Notice that equations 1 through 3 imply that $x \neq 0$, $y \neq 0$ and $z \neq 0$, for if they did, then that would lead to a contradiction in each of these equations (for example, if $x = 0$, then $0 = 2$!) Thus, we can divide by $x$, $y$, and $z$ freely. Take the first equation and divide by $x$. Take the second equation and divide by $y$, and take the third equation and divide by $z$ to get:

(13)
\begin{align} \quad 1 - \lambda = \frac{2}{x} \\ \quad 1 - \lambda = \frac{1}{y} \\ \quad 1 - \lambda = -\frac{2}{z} \\ \quad x^2 + y^2 + z^2 = 1 \end{align}

Equations 1 through 3 imply that $\frac{2}{x} = \frac{1}{y} = -\frac{2}{z}$. Now $\frac{2}{x} = \frac{1}{y}$ implies that $y = \frac{x}{2} (*)$. Similarly, $\frac{2}{x} = - \frac{2}{x}$ implies that $\frac{x}{2} = -\frac{z}{2}$ which implies that $z = -x (**)$. Plugging $(*)$ and $(**)$ into equation 4 and we have that:

(14)
\begin{align} \quad x^2 + \left ( \frac{x}{2} \right )^2 + \left ( -x \right )^2 = 1 \\ \quad x^2 + \frac{x^2}{4} + x^2 = 1 \\ \quad \frac{9x^2}{4} = 1 \\ \quad x^2 = \frac{4}{9} \\ \quad x = \pm \frac{2}{3} \end{align}

From $(*)$ and $(**)$, by plugging in $x = \pm \frac{2}{3}$ we get that $y = \pm \frac{1}{3}$, and $z = \mp \frac{2}{3}$. Thus we have two points of interest, namely $\left ( \frac{2}{3}, \frac{1}{3}, -\frac{2}{3} \right )$ and $\left ( - \frac{2}{3}, - \frac{1}{3}, \frac{2}{3} \right )$.

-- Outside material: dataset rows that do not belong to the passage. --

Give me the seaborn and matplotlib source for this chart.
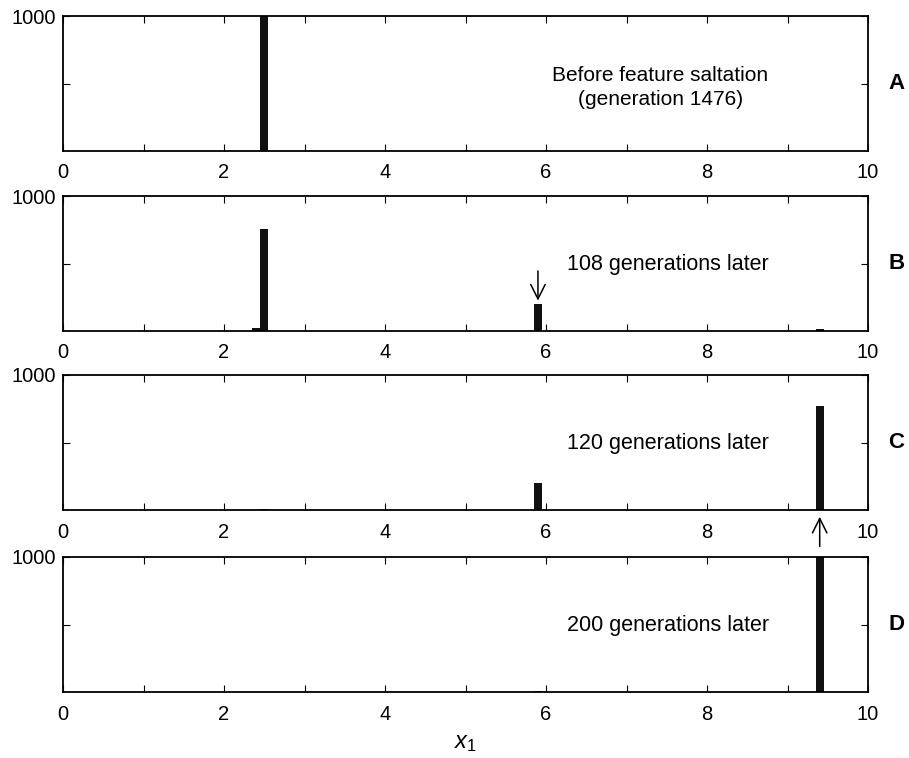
import numpy as np
import pandas as pd
import seaborn as sns
import matplotlib
matplotlib.use("Agg")
import matplotlib.pyplot as plt

# Population histograms of trait x1 (bin width 0.1, bins centred on tenths)
centers_a = [2.5]
counts_a = [1000]

centers_b = [2.4, 2.5, 5.8, 5.9, 9.4]
counts_b = [20, 755, 3, 200, 12]

centers_c = [2.5, 5.9, 9.4]
counts_c = [10, 200, 770]

centers_d = [5.9, 9.4]
counts_d = [5, 1000]

panel_letters = ["A", "B", "C", "D"]
panel_notes = ["Before feature saltation\n(generation 1476)",
               "108 generations later",
               "120 generations later",
               "200 generations later"]

x_ticks = [0, 1, 2, 3, 4, 5, 6, 7, 8, 9, 10]
x_ticklabels = ["0", "", "2", "", "4", "", "6", "", "8", "", "10"]
y_ticks = [500, 1000]
y_ticklabels = ["", "1000"]

sns.set_style("ticks")
plt.rcParams["font.family"] = ["Liberation Sans", "DejaVu Sans"]
plt.rcParams["text.color"] = "black"
plt.rcParams["mathtext.fontset"] = "custom"
plt.rcParams["mathtext.it"] = "Liberation Sans:italic"
plt.rcParams["mathtext.rm"] = "Liberation Sans"

fig = plt.figure(figsize=(9.09, 7.58), dpi=100)

W, H = 909, 758
left_px, right_px = 63, 868
tops_px = [16, 196, 375, 557]
h_px = 135

data = [(centers_a, counts_a), (centers_b, counts_b),
        (centers_c, counts_c), (centers_d, counts_d)]

axes = []
for i, (cx, cy) in enumerate(data):
    top = tops_px[i]
    ax = fig.add_axes([left_px / W, 1 - (top + h_px) / H,
                       (right_px - left_px) / W, h_px / H])
    df = pd.DataFrame({"x1": cx, "n": cy})
    sns.histplot(data=df, x="x1", weights="n", binwidth=0.1,
                 binrange=(-0.05, 10.05), ax=ax,
                 color="#111111", alpha=1, linewidth=0, edgecolor="none")
    ax.set_xlim(0, 10)
    ax.set_ylim(0, 1000)
    ax.set_xticks(x_ticks)
    ax.set_xticklabels(x_ticklabels)
    ax.set_yticks(y_ticks)
    ax.set_yticklabels(y_ticklabels)
    ax.set_xlabel("")
    ax.set_ylabel("")
    ax.tick_params(direction="in", length=5, width=0.8, top=True, right=True,
                   labelsize=14.5, colors="black")
    ax.tick_params(axis="x", pad=9)
    ax.tick_params(axis="y", pad=5)
    for s in ax.spines.values():
        s.set_visible(True)
        s.set_linewidth(1.3)
        s.set_color("black")
    ax.text(1.035, 0.5, panel_letters[i], transform=ax.transAxes,
            fontsize=16, fontweight="bold", ha="center", va="center",
            color="black")
    axes.append(ax)

axes[0].text(7.42, 0.47, panel_notes[0], transform=axes[0].get_xaxis_transform(),
             fontsize=15, ha="center", va="center", linespacing=1.3,
             color="black")
for i in (1, 2, 3):
    axes[i].text(7.52, 0.49, panel_notes[i], transform=axes[i].get_xaxis_transform(),
                 fontsize=15.5, ha="center", va="center", color="black")

# arrow marking the newly appeared cluster
axes[1].annotate("", xy=(5.9, 225), xytext=(5.9, 445),
                 arrowprops=dict(arrowstyle="->", lw=1.1, color="black",
                                 mutation_scale=26, shrinkA=0, shrinkB=0))
# arrow marking the cluster that takes over
axes[2].annotate("", xy=(9.4, -0.05), xytext=(9.4, -0.27),
                 xycoords=("data", "axes fraction"),
                 textcoords=("data", "axes fraction"),
                 arrowprops=dict(arrowstyle="->", lw=1.1, color="black",
                                 mutation_scale=26, shrinkA=0, shrinkB=0),
                 annotation_clip=False)

axes[3].set_xlabel("$x_1$", fontsize=17, labelpad=6, color="black")

fig.savefig("out.png", dpi=100)
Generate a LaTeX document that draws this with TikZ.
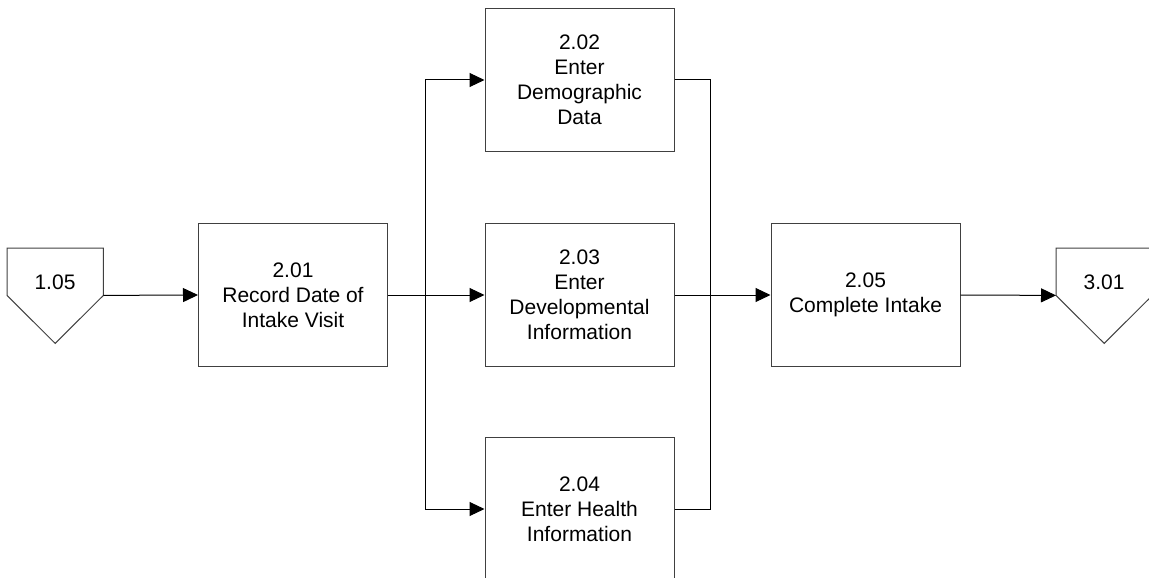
\documentclass[tikz,border=0pt]{standalone}
\usepackage{fontspec}
\setmainfont{Liberation Sans}
\usetikzlibrary{arrows.meta,calc}

\tikzset{
  procbox/.style={draw=black!75, line width=1pt, minimum width=189pt, minimum height=143pt,
    inner sep=0pt, align=center, font=\fontsize{21}{25}\selectfont},
  offbody/.style={minimum width=96pt, minimum height=47pt, inner sep=0pt, anchor=north west},
  offtext/.style={inner sep=0pt, font=\fontsize{21}{25}\selectfont},
  offline/.style={draw=black!75, line width=1pt, line join=miter},
  flow/.style={draw=black, line width=1pt, -{Triangle[length=15pt,width=14pt]}},
  link/.style={draw=black, line width=1pt},
}

\begin{document}
\begin{tikzpicture}[x=1pt, y=-1pt]
  \useasboundingbox (0,0) rectangle (1149,578);
  \clip (0,0) rectangle (1149,578);

  % off-page connectors (pentagons pointing down)
  \node[offbody] (c105) at (7,248) {};
  \draw[offline] (c105.north west) -- (c105.north east) -- (c105.south east)
     -- ($(c105.south)+(0,48)$) -- (c105.south west) -- cycle;
  \node[offtext] (t105) at (55,282) {1.05};

  \node[offbody] (c301) at (1056,248) {};
  \draw[offline] (c301.north west) -- (c301.north east) -- (c301.south east)
     -- ($(c301.south)+(0,48)$) -- (c301.south west) -- cycle;
  \node[offtext] (t301) at (1104,282) {3.01};

  % process steps
  \node[procbox] (b201) at (293,295) {2.01\\Record Date of\\Intake Visit};
  \node[procbox] (b202) at (579.5,80) {2.02\\Enter\\Demographic\\Data};
  \node[procbox] (b203) at (579.5,295) {2.03\\Enter\\Developmental\\Information};
  \node[procbox] (b204) at (579.5,509) {2.04\\Enter Health\\Information};
  \node[procbox] (b205) at (865.5,295) {2.05\\Complete Intake};

  % split and join points
  \coordinate (split) at (425,295);
  \coordinate (join) at (710.5,295);

  % connectors
  \draw[flow] (c105.south east) -- (b201.west);
  \draw[flow] (b201.east) -- (b203.west);
  \draw[link] (split |- b202.west) -- (split |- b204.west);
  \draw[flow] (split |- b202.west) -- (b202.west);
  \draw[flow] (split |- b204.west) -- (b204.west);
  \draw[link] (b202.east) -| (join);
  \draw[link] (b204.east) -| (join);
  \draw[flow] (b203.east) -- (b205.west);
  \draw[flow] (b205.east) -- (c301.south west);
\end{tikzpicture}
\end{document}
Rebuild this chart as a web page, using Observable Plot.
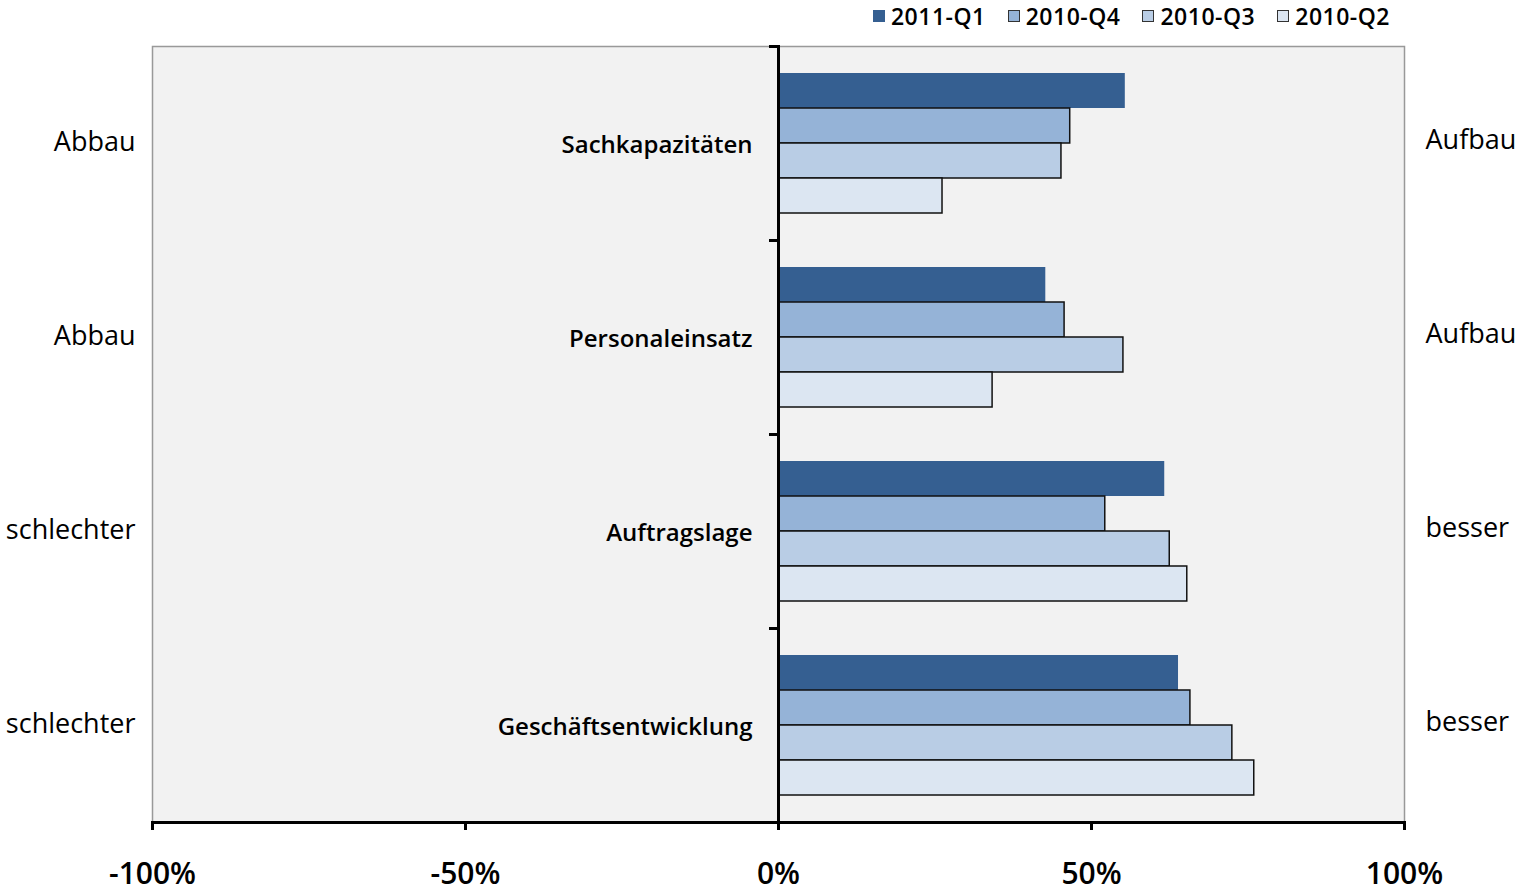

If we evaluate $f$ at these two points, we see that:

(15)
\begin{align} \quad f \left ( \frac{2}{3}, \frac{1}{3}, -\frac{2}{3} \right ) = \left (\frac{2}{3} - 2 \right )^2 + \left (\frac{1}{3}-1 \right )^2 + \left (-\frac{2}{3} + 2 \right )^2 = 4 \\ \quad f \left ( - \frac{2}{3}, - \frac{1}{3}, \frac{2}{3} \right ) = \left (-\frac{2}{3} - 2 \right )^2 + \left (-\frac{1}{3}-1 \right )^2 + \left (\frac{2}{3} + 2 \right )^2 = 16 \\ \end{align}

Thus $f(x, y, z)$ has a minimum of $4$ and a maximum of $16$. However, we're actually wanting to maximize/minimize the distance between the point $(2, 1, -2)$ and the unit sphere, so in actuality, we're minimizing $\sqrt{f(x, y, z)}$ and so $2$ is the minimum distance, and $4$ is the maximum distance (excluding negative numbers since distances are nonnegative).